Mathematician, magician, astronomer, astrologer, explorer, occultist, imperialist, alchemist and spy, John Dee continues to fascinate centuries after he first stepped foot in the court of Elizabeth I.
Time to reserve a date off work* as what looks to be a rather good exhibition about the man opens next year, but only between Mon-Fri.
In under 100 days time, a never seen before selection from 100 surviving books once owned by the man known universally as ‘Dr Dee’ will go on display at the Royal College of Physicians.
Alongside histories and guides to the art of love are mathematical treatises and introductions to the craft of alchemy, turning base metals into gold. More curious and captivating are Dee’s astrological textbooks: this is a man once imprisoned for casting horoscopes of Queen Mary. Strangest of all perhaps, are the accounts of Dee’s ‘conversations with angels’: for over a quarter of a century he believed himself in contact with divine spirits via mediums known as ‘scryers’.
Reunited with Dee’s lost library for the first time since his death more than 400 years ago are a selection of extraordinary artefacts he once owned.
From the British Museum comes a crystal ball for researching the occult and conversing with spirits, a ‘magic disc’ for contacting angels and a ‘magical mirror’ for conjuring visions. The Science Museum provides a ‘scrying mirror’ for predicting the future and John Dee’s own crystal, of especial interest as he claimed it was given to him personally by the angel Uriel, who also ‘instructed’ Dee on how to make the philosopher’s stone.
Described by one biographer as ‘The Queen’s Conjuror’, no figure from the Tudor world better exemplifies the diverse and apparently contradictory intellectual and social preoccupations of the age.
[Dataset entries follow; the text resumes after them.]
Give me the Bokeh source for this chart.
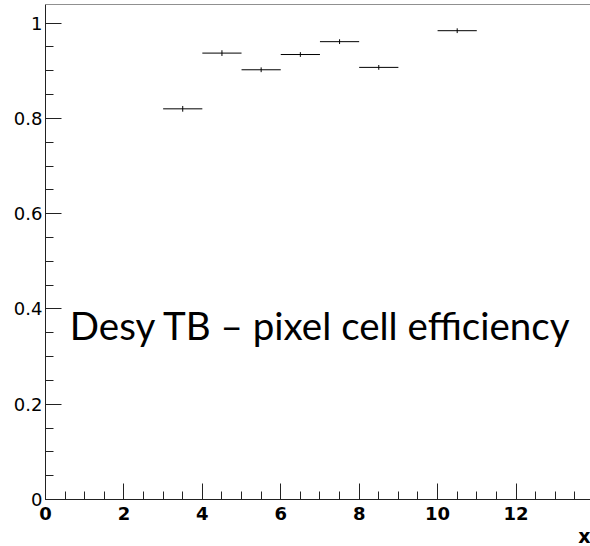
from bokeh.plotting import figure
from bokeh.models import (SingleIntervalTicker, CustomJSTickFormatter, Label, Span, Range1d, Title)
from bokeh.embed import file_html
from bokeh.resources import INLINE

# data
x_centers = [3.5, 4.5, 5.5, 6.5, 7.5, 8.5, 10.5]
x_halfwidth = [0.5, 0.5, 0.5, 0.5, 0.5, 0.5, 0.5]
efficiency = [0.820, 0.937, 0.902, 0.934, 0.961, 0.907, 0.984]
eff_err = [0.006, 0.006, 0.005, 0.005, 0.005, 0.005, 0.005]
title_text = "Desy TB \u2013 pixel cell efficiency"
x_title = "x"

X_END = 13.9
Y_END = 1.039

p = figure(width=590, height=546, output_backend="svg", toolbar_location=None,
           x_range=Range1d(0, X_END), y_range=Range1d(0, Y_END),
           min_border_left=45, min_border_right=0, min_border_top=4, min_border_bottom=46)
p.grid.visible = False
p.outline_line_color = None
p.background_fill_color = "white"

for ax in (p.xaxis[0], p.yaxis[0]):
    ax.axis_line_color = "#222222"
    ax.major_tick_line_color = "#222222"
    ax.minor_tick_line_color = "#222222"
    ax.major_tick_out = 0
    ax.minor_tick_out = 0
    ax.major_tick_in = 16
    ax.minor_tick_in = 8

p.xaxis.ticker = SingleIntervalTicker(interval=2, num_minor_ticks=4)
p.yaxis.ticker = SingleIntervalTicker(interval=0.2, num_minor_ticks=4)
p.yaxis.formatter = CustomJSTickFormatter(code="return String(Math.round(tick*10)/10);")
p.xaxis.formatter = CustomJSTickFormatter(code="return String(Math.round(tick));")

p.yaxis.major_label_text_font = "DejaVu Sans"
p.yaxis.major_label_text_font_size = "18px"
p.yaxis.major_label_text_color = "black"
p.yaxis.major_label_standoff = 3
p.xaxis.major_label_text_font = "DejaVu Sans"
p.xaxis.major_label_text_font_size = "18px"
p.xaxis.major_label_text_font_style = "bold"
p.xaxis.major_label_text_color = "black"
p.xaxis.major_label_standoff = 7

p.add_layout(Span(location=Y_END, dimension="width", line_color="#222222", line_width=1))

x0 = [c - h for c, h in zip(x_centers, x_halfwidth)]
x1 = [c + h for c, h in zip(x_centers, x_halfwidth)]
y0 = [e - d for e, d in zip(efficiency, eff_err)]
y1 = [e + d for e, d in zip(efficiency, eff_err)]
p.segment(x0=x0, y0=efficiency, x1=x1, y1=efficiency, line_color="black", line_width=1)
p.segment(x0=x_centers, y0=y0, x1=x_centers, y1=y1, line_color="black", line_width=1)

p.add_layout(Label(x=0.62, y=0.367, text=title_text, text_font="Lato",
                   text_font_size="38.5px", text_color="black", text_align="left",
                   text_baseline="alphabetic"))

p.add_layout(Title(text=x_title, align="right", text_font="DejaVu Sans",
                   text_font_size="19px", text_font_style="bold", text_color="black",
                   standoff=0, offset=0), "below")

open("out.html", "w").write(file_html(p, INLINE))
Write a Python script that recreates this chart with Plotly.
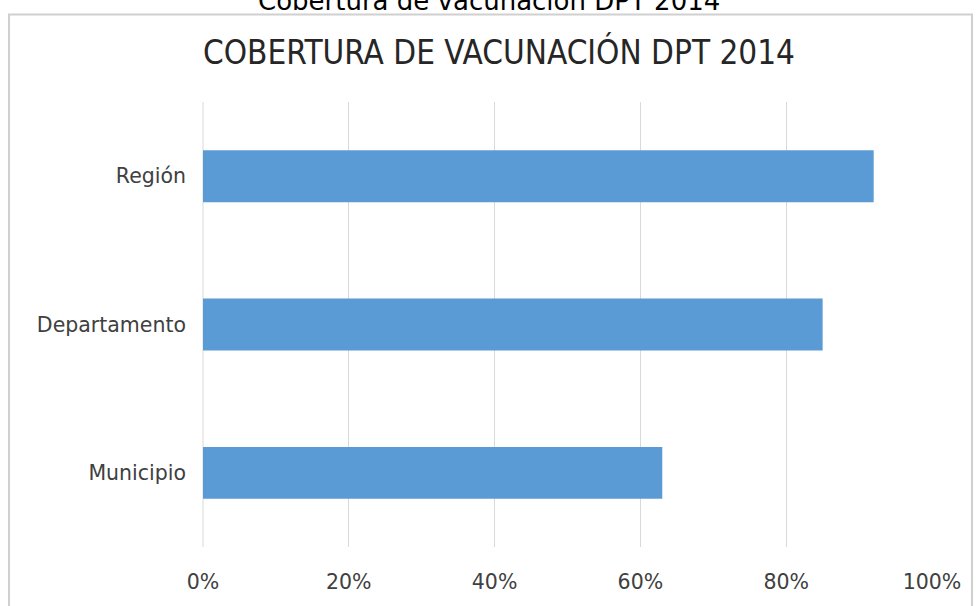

At once deeply religious and fastidiously superstitious, both a scholar of mathematics and magic, a keen historian on the one hand and courtier on the other.
‘Scholar, courtier, magician: The lost library of John Dee’ runs at the Museum of the Royal College of Physicians from 18 January to 29 July 2016.
It is free to visit, but only open Mon-Fri 9am-5pm.
*Yes, I know not everyone works conventional office hours, myself included as it happens, but a sufficiently large percentage of the population does, so the comment stands.